Start of DATA PROVIDED

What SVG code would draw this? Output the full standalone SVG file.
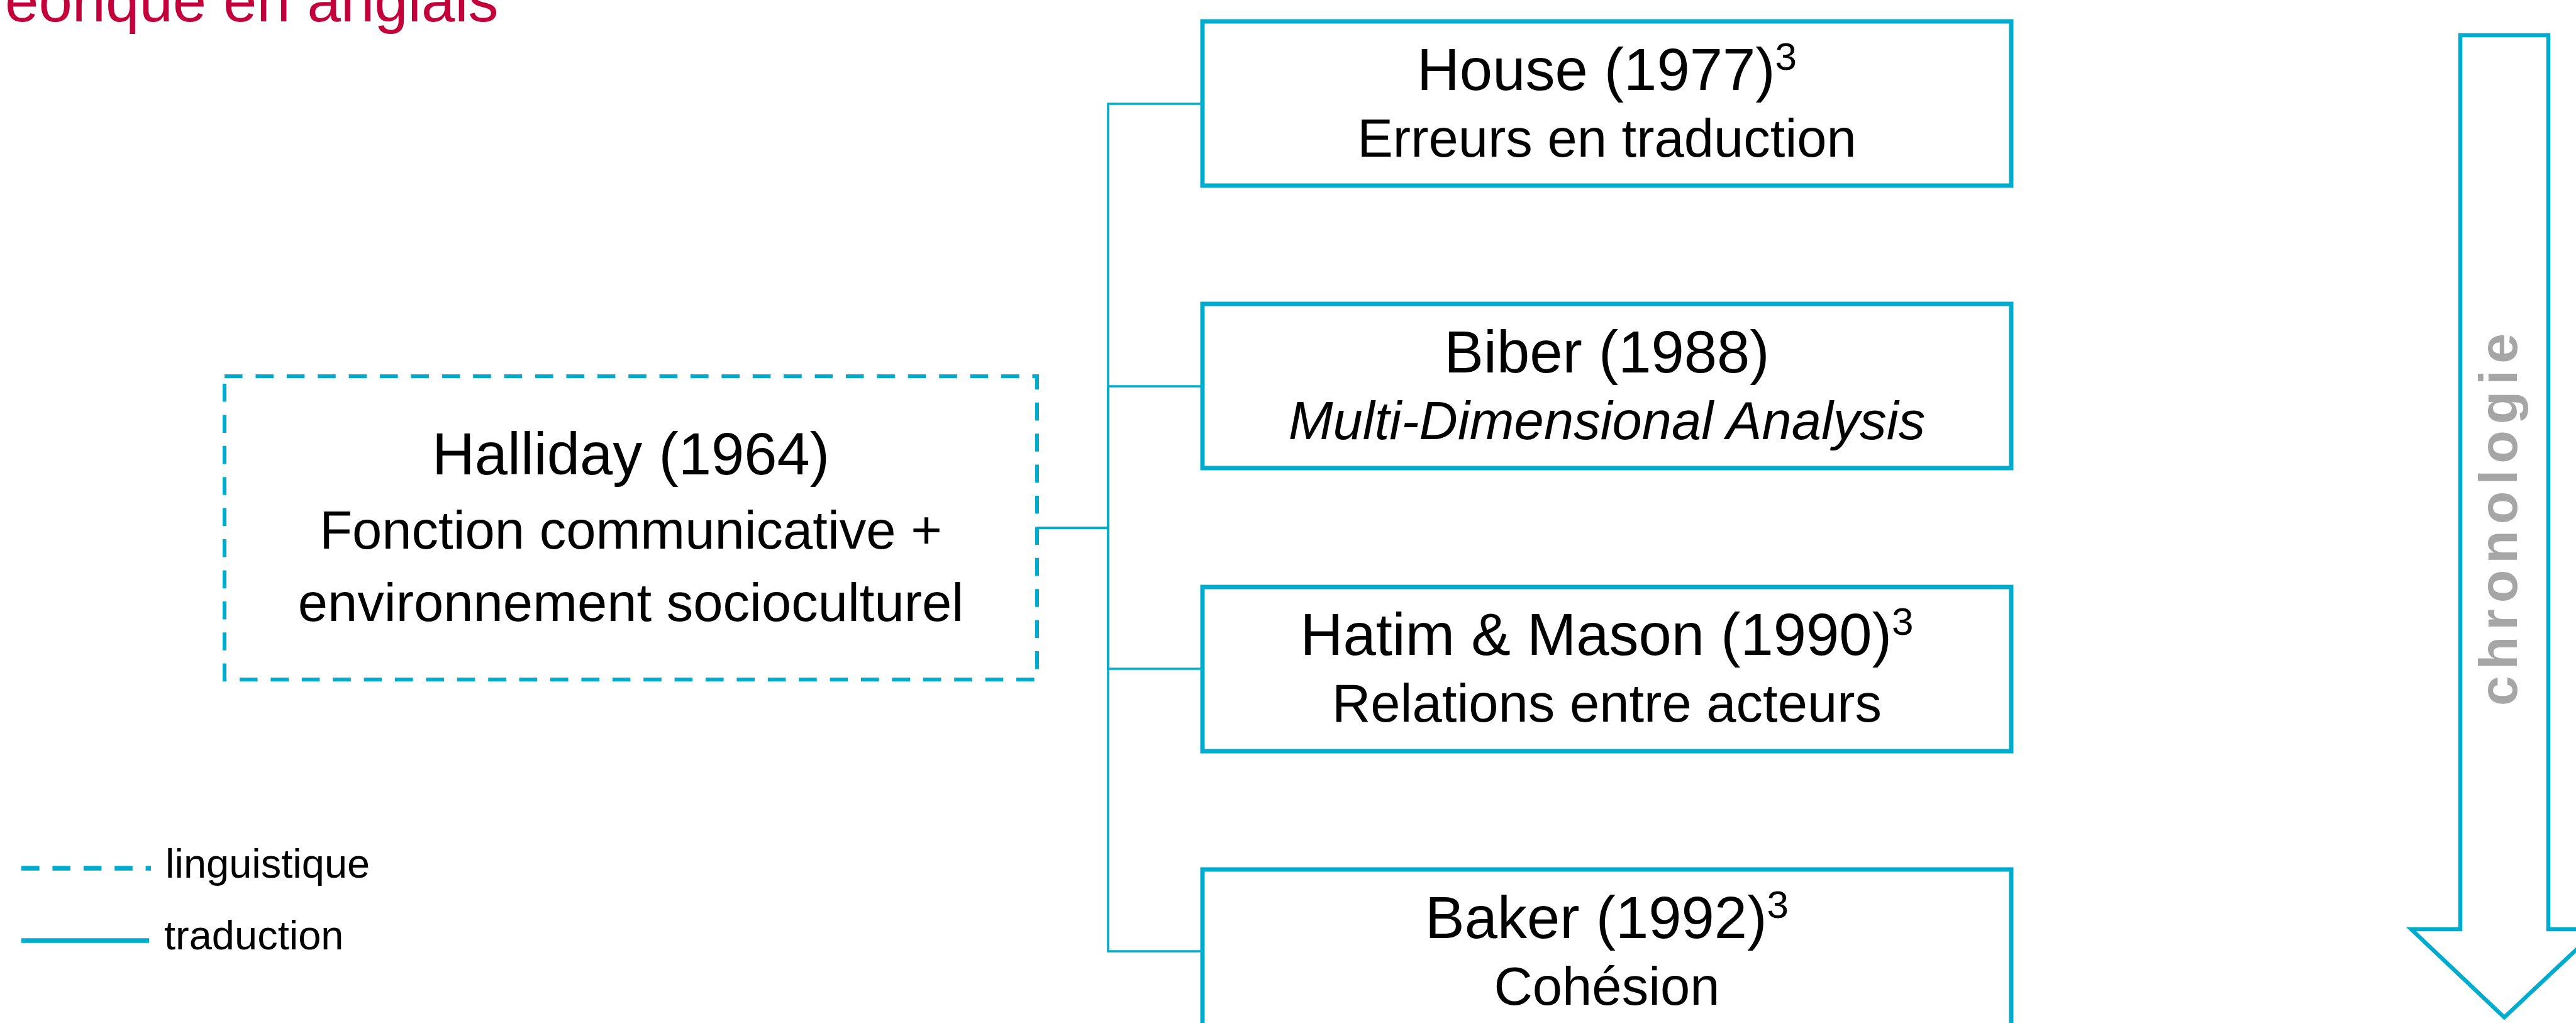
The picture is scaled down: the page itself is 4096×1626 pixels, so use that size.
<svg xmlns="http://www.w3.org/2000/svg" width="4096" height="1626" viewBox="0 0 4096 1626">
<style>
.t{font-family:"Liberation Sans",Arial,sans-serif;fill:#000}
.h1{font-size:94px}
.h2{font-size:85px}
.sup{font-size:62px}
.box{fill:#fff;stroke:#00ACCD;stroke-width:7}
.dbox{fill:#fff;stroke:#00ACCD;stroke-width:6;stroke-dasharray:28.6 20.8}
.conn{fill:none;stroke:#00ACCD;stroke-width:3.5}
.leg{font-size:65px}
</style>
<rect width="4096" height="1626" fill="#fff"/>
<text id="title" x="8" y="34" font-family="Liberation Sans,Arial,sans-serif" font-size="96" fill="#C4003A">eorique en anglais</text>

<g id="connectors">
<path class="conn" d="M1649,839 H1762 V165 H1912"/>
<path class="conn" d="M1649,839 H1762 V614 H1912"/>
<path class="conn" d="M1649,839 H1762 V1063 H1912"/>
<path class="conn" d="M1649,839 H1762 V1512 H1912"/>
</g>

<g id="halliday">
<rect class="dbox" x="357" y="598" width="1292" height="482"/>
<text class="t h1" x="1003" y="754" text-anchor="middle">Halliday (1964)</text>
<text class="t h2" x="1003" y="872" text-anchor="middle">Fonction communicative +</text>
<text class="t h2" x="1003" y="987" text-anchor="middle">environnement socioculturel</text>
</g>

<g id="house">
<rect class="box" x="1912" y="34" width="1286" height="261"/>
<text class="t h1" x="2555" y="143" text-anchor="middle">House (1977)<tspan class="sup" dy="-32">3</tspan></text>
<text class="t h2" x="2555" y="249" text-anchor="middle">Erreurs en traduction</text>
</g>

<g id="biber">
<rect class="box" x="1912" y="483" width="1286" height="261"/>
<text class="t h1" x="2555" y="592" text-anchor="middle">Biber (1988)</text>
<text class="t h2" x="2555" y="698" text-anchor="middle" font-style="italic">Multi-Dimensional Analysis</text>
</g>

<g id="hatim">
<rect class="box" x="1912" y="933" width="1286" height="261"/>
<text class="t h1" x="2555" y="1041" text-anchor="middle">Hatim &amp; Mason (1990)<tspan class="sup" dy="-32">3</tspan></text>
<text class="t h2" x="2555" y="1147" text-anchor="middle">Relations entre acteurs</text>
</g>

<g id="baker">
<rect class="box" x="1912" y="1382" width="1286" height="261"/>
<text class="t h1" x="2555" y="1491" text-anchor="middle">Baker (1992)<tspan class="sup" dy="-32">3</tspan></text>
<text class="t h2" x="2555" y="1597" text-anchor="middle">Cohésion</text>
</g>

<g id="chronologie">
<path d="M3912,1477 V56 H4052 V1477 H4131 L3982,1617 L3834,1477 Z" fill="#fff" stroke="#00ACCD" stroke-width="6.5" stroke-linejoin="miter"/>
<text transform="translate(4002,821) rotate(-90)" text-anchor="middle" font-family="Liberation Sans,Arial,sans-serif" font-weight="bold" font-size="86" letter-spacing="10" fill="#A6A6A6">chronologie</text>
</g>

<g id="legend">
<line x1="34" y1="1380" x2="240" y2="1380" stroke="#00ACCD" stroke-width="7.5" stroke-dasharray="28.6 20.8"/>
<text class="t leg" x="263" y="1395">linguistique</text>
<line x1="34" y1="1495" x2="237" y2="1495" stroke="#00ACCD" stroke-width="7.5"/>
<text class="t leg" x="261" y="1509">traduction</text>
</g>
</svg>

End of DATA PROVIDED

WHAT YOU SHOULD DO »
Transcribe the full listing character for character. Pictures are excluded.

CORRECT RESPONSE »
What SVG code would draw this? Output the full standalone SVG file.
The picture is scaled down: the page itself is 4096×1626 pixels, so use that size.
<svg xmlns="http://www.w3.org/2000/svg" width="4096" height="1626" viewBox="0 0 4096 1626">
<style>
.t{font-family:"Liberation Sans",Arial,sans-serif;fill:#000}
.h1{font-size:94px}
.h2{font-size:85px}
.sup{font-size:62px}
.box{fill:#fff;stroke:#00ACCD;stroke-width:7}
.dbox{fill:#fff;stroke:#00ACCD;stroke-width:6;stroke-dasharray:28.6 20.8}
.conn{fill:none;stroke:#00ACCD;stroke-width:3.5}
.leg{font-size:65px}
</style>
<rect width="4096" height="1626" fill="#fff"/>
<text id="title" x="8" y="34" font-family="Liberation Sans,Arial,sans-serif" font-size="96" fill="#C4003A">eorique en anglais</text>

<g id="connectors">
<path class="conn" d="M1649,839 H1762 V165 H1912"/>
<path class="conn" d="M1649,839 H1762 V614 H1912"/>
<path class="conn" d="M1649,839 H1762 V1063 H1912"/>
<path class="conn" d="M1649,839 H1762 V1512 H1912"/>
</g>

<g id="halliday">
<rect class="dbox" x="357" y="598" width="1292" height="482"/>
<text class="t h1" x="1003" y="754" text-anchor="middle">Halliday (1964)</text>
<text class="t h2" x="1003" y="872" text-anchor="middle">Fonction communicative +</text>
<text class="t h2" x="1003" y="987" text-anchor="middle">environnement socioculturel</text>
</g>

<g id="house">
<rect class="box" x="1912" y="34" width="1286" height="261"/>
<text class="t h1" x="2555" y="143" text-anchor="middle">House (1977)<tspan class="sup" dy="-32">3</tspan></text>
<text class="t h2" x="2555" y="249" text-anchor="middle">Erreurs en traduction</text>
</g>

<g id="biber">
<rect class="box" x="1912" y="483" width="1286" height="261"/>
<text class="t h1" x="2555" y="592" text-anchor="middle">Biber (1988)</text>
<text class="t h2" x="2555" y="698" text-anchor="middle" font-style="italic">Multi-Dimensional Analysis</text>
</g>

<g id="hatim">
<rect class="box" x="1912" y="933" width="1286" height="261"/>
<text class="t h1" x="2555" y="1041" text-anchor="middle">Hatim &amp; Mason (1990)<tspan class="sup" dy="-32">3</tspan></text>
<text class="t h2" x="2555" y="1147" text-anchor="middle">Relations entre acteurs</text>
</g>

<g id="baker">
<rect class="box" x="1912" y="1382" width="1286" height="261"/>
<text class="t h1" x="2555" y="1491" text-anchor="middle">Baker (1992)<tspan class="sup" dy="-32">3</tspan></text>
<text class="t h2" x="2555" y="1597" text-anchor="middle">Cohésion</text>
</g>

<g id="chronologie">
<path d="M3912,1477 V56 H4052 V1477 H4131 L3982,1617 L3834,1477 Z" fill="#fff" stroke="#00ACCD" stroke-width="6.5" stroke-linejoin="miter"/>
<text transform="translate(4002,821) rotate(-90)" text-anchor="middle" font-family="Liberation Sans,Arial,sans-serif" font-weight="bold" font-size="86" letter-spacing="10" fill="#A6A6A6">chronologie</text>
</g>

<g id="legend">
<line x1="34" y1="1380" x2="240" y2="1380" stroke="#00ACCD" stroke-width="7.5" stroke-dasharray="28.6 20.8"/>
<text class="t leg" x="263" y="1395">linguistique</text>
<line x1="34" y1="1495" x2="237" y2="1495" stroke="#00ACCD" stroke-width="7.5"/>
<text class="t leg" x="261" y="1509">traduction</text>
</g>
</svg>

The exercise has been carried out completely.